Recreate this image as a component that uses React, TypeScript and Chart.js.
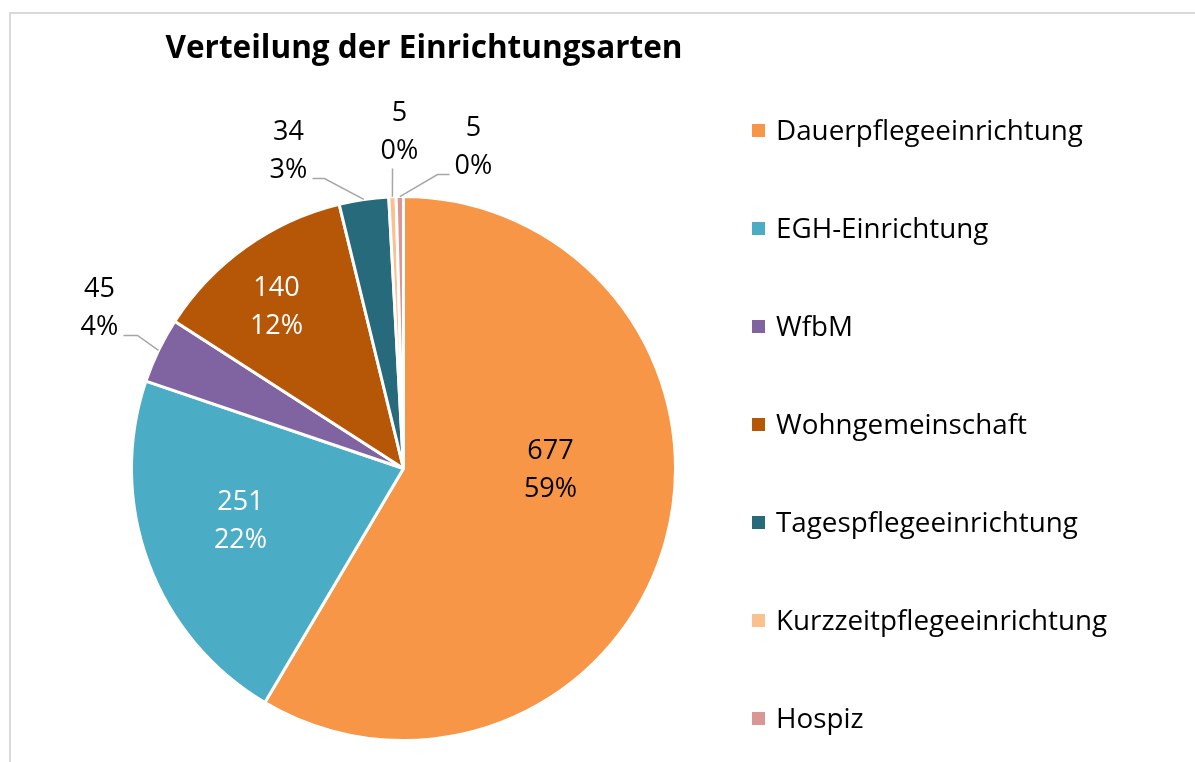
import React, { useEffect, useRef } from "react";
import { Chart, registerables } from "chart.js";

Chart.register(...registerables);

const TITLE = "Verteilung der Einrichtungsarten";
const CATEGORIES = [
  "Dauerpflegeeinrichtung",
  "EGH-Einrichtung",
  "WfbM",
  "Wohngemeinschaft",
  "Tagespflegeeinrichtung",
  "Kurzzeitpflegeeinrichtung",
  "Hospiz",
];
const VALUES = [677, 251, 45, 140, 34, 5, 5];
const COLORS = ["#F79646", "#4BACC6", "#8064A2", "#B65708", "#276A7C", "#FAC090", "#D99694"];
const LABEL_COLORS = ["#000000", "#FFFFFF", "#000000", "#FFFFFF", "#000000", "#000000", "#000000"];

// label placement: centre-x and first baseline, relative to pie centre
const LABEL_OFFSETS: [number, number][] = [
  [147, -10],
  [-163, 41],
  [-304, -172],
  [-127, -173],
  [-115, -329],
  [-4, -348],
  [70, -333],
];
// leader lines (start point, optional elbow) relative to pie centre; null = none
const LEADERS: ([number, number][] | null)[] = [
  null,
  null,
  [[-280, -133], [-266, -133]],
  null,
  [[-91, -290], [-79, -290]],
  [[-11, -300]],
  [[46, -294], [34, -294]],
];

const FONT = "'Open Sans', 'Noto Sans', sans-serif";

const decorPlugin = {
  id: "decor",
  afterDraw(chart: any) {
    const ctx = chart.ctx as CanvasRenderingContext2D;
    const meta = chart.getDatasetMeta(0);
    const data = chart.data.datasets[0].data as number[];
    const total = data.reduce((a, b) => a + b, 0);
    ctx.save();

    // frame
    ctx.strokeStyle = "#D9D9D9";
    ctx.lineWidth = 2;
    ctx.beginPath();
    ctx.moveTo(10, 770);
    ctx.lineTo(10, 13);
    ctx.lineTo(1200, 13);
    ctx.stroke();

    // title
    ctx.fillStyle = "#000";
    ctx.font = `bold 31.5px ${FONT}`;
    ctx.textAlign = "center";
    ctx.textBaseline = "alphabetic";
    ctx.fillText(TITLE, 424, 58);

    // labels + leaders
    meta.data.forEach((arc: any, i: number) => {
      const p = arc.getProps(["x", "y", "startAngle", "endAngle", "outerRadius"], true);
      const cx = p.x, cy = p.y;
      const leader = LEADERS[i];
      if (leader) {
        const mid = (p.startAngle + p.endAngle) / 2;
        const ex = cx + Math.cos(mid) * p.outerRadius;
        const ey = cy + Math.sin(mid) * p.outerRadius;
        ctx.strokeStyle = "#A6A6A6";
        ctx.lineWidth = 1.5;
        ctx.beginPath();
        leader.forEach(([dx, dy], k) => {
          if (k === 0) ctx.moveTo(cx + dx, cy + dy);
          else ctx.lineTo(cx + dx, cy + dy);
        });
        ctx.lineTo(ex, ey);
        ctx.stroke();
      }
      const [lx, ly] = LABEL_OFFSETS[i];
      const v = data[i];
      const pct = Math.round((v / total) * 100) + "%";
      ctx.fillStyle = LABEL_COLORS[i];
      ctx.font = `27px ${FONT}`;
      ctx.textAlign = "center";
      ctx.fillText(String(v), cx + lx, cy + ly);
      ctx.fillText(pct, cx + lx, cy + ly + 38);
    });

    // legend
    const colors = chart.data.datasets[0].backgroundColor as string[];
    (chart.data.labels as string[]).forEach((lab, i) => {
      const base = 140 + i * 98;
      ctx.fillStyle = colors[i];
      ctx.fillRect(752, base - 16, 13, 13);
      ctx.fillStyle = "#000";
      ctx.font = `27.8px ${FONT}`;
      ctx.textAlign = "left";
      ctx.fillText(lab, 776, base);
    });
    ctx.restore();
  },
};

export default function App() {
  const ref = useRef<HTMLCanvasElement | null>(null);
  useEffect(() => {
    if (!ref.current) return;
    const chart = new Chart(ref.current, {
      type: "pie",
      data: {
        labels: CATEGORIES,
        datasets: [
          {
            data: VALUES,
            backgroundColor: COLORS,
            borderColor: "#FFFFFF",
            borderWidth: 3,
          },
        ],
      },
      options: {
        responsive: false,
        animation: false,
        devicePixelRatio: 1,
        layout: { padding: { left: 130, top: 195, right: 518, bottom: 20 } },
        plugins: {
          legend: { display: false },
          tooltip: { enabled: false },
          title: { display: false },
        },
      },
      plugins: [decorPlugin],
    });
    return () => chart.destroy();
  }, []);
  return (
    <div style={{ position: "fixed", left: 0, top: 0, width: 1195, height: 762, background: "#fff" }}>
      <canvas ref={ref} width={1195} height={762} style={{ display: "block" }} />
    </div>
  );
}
########################################
Requirements:
Return only the lines from the start of the data through the line that contains "Chart.register(...registerables);", please, copying them exactly and omitting all pictures.

Correct answer:
Recreate this image as a component that uses React, TypeScript and Chart.js.
import React, { useEffect, useRef } from "react";
import { Chart, registerables } from "chart.js";

Chart.register(...registerables);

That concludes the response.